Very few flies do I often go back to religiously as much as I do with Martina’s poppers. And it was with a great feeling that I was recently able to reach out to him for a meetup in early April at a Drinking with Scissors event in Madison. Telling him that I wished to write an article for Media Milwaukee about his business, Martina was exuberant with the idea that I wanted to share his story and the poppers of Bass Pop Fly.

This would be the first time that I would meet Martina and I am now honored to be able to call him a friend. Quick conversation and laughs were had while I got to meet much of the fly fishing community that calls Madison home and I got to see the impact that Martina has had with many of these people. Kyle Zempel, owner of Black Earth Angling Co. and host of the Drinking with Scissors events sung high praises of Martina’s craftsmanship and how he has used them in his own fishing ventures.

It wasn’t long before Martina and I were planning our own trips together with our hectic schedules. Each of us balancing our lives as dad’s to young kids, and him as a teacher and myself as a student in his last semester at UWM, found it not so easy to find the right day that our schedules coincided.

But true to his form and his good ethics of how he runs his business, Martina made things work out knowing the crunch of my article and its deadline. So, it was last week that I woke up bright and early and headed to Verona to meet Martina.

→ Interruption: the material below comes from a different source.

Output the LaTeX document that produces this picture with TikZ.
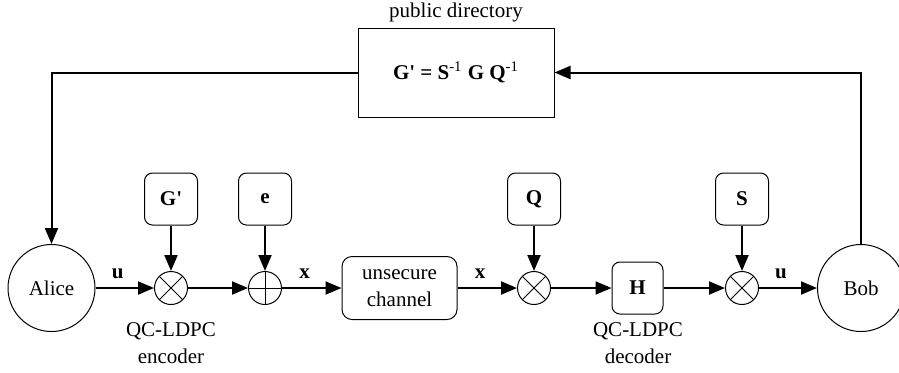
\documentclass[tikz,border=0pt]{standalone}
\usepackage{fontspec}
\setmainfont{Liberation Serif}[Ligatures=TeXOff]
\usetikzlibrary{arrows.meta}
\usetikzlibrary{positioning}

\begin{document}
\begin{tikzpicture}[
		x=0.5pt, y=-0.5pt,
		font=\fontsize{10.5}{13.5}\selectfont,
		party/.style={circle, draw, line width=0.5pt, minimum size=43.5pt, inner sep=0pt},
		mixer/.style={circle, draw, line width=0.5pt, minimum size=16.5pt, inner sep=0pt,
			path picture={\draw[line width=0.5pt] (path picture bounding box.north west) -- (path picture bounding box.south east)
				(path picture bounding box.north east) -- (path picture bounding box.south west);}},
		adder/.style={circle, draw, line width=0.5pt, minimum size=16.5pt, inner sep=0pt,
			path picture={\draw[line width=0.5pt] (path picture bounding box.north) -- (path picture bounding box.south)
				(path picture bounding box.west) -- (path picture bounding box.east);}},
		keybox/.style={draw, rounded corners=4pt, line width=0.5pt, minimum width=26.5pt, minimum height=26pt, font=\fontsize{10.5}{13.5}\selectfont\bfseries},
		block/.style={draw, rounded corners=5pt, line width=0.5pt, minimum width=57.5pt, minimum height=31.5pt, align=center},
		arrow/.style={-{Triangle[length=8pt,width=6.5pt]}, line width=1pt},
		lbl/.style={pos=0.38, above=1pt, font=\fontsize{10.5}{13.5}\selectfont\bfseries},
		caption/.style={align=center},
	]
	\useasboundingbox (0,0) rectangle (899,372);
	
	% public key store
	\node[draw, line width=0.5pt, minimum width=98pt, minimum height=44.5pt] (dir) at (456,72.5)
		{\textbf{G' = S}\textsuperscript{-1} \textbf{G Q}\textsuperscript{-1}};
	\node[above=-1pt of dir] (dirlabel) {public directory};
	
	% main chain
	\node[party] (alice) at (51.5,288) {Alice};
	\node[mixer] (mul1) at (171,288) {};
	\node[adder] (add) at (265,288) {};
	\node[block] (ch) at (399.5,288) {unsecure\\channel};
	\node[mixer] (mul2) at (534,288) {};
	\node[keybox, minimum width=25.5pt] (hbox) at (637.5,288) {H};
	\node[mixer] (mul3) at (742,288) {};
	\node[party] (bob) at (861,288) {Bob};
	
	% key inputs
	\node[keybox] (gbox) at (171,199) {G'};
	\node[keybox] (ebox) at (265,199) {e};
	\node[keybox] (qbox) at (534,199) {Q};
	\node[keybox] (sbox) at (742,199) {S};
	
	\node[caption] (enc) at (171,343) {QC-LDPC\\encoder};
	\node[caption] (dec) at (638,343) {QC-LDPC\\decoder};
	
	\draw[arrow] (alice) -- (mul1) node[lbl] {u};
	\draw[arrow] (mul1) -- (add);
	\draw[arrow] (add) -- (ch) node[lbl] {x};
	\draw[arrow] (ch) -- (mul2) node[lbl] {x};
	\draw[arrow] (mul2) -- (hbox);
	\draw[arrow] (hbox) -- (mul3);
	\draw[arrow] (mul3) -- (bob) node[lbl] {u};
	
	\draw[arrow] (gbox) -- (mul1);
	\draw[arrow] (ebox) -- (add);
	\draw[arrow] (qbox) -- (mul2);
	\draw[arrow] (sbox) -- (mul3);
	
	\draw[arrow] (bob) |- (dir);
	\draw[arrow] (dir) -| (alice);
\end{tikzpicture}
\end{document}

Showing me a few of his secret spots, we shared the water for a few hours on Sugar Creek chasing fish on quiet ripples and enjoyed an early spring morning. I got to know the guy a little better that has provided many of the tools I use occasionally in my own pursuits and I learned a few new techniques in the Driftless Area. I was able to watch someone that with their craft that I have admired fish some backwater stretches of Wisconsin sharing their passion of fishing. Swapping stories, Jason and I planned our next trip using some of the finest damn poppers on the market.

Bass Pop Fly Shop store owner, Jason Martina fishing the Driftless Area of Wisconsin.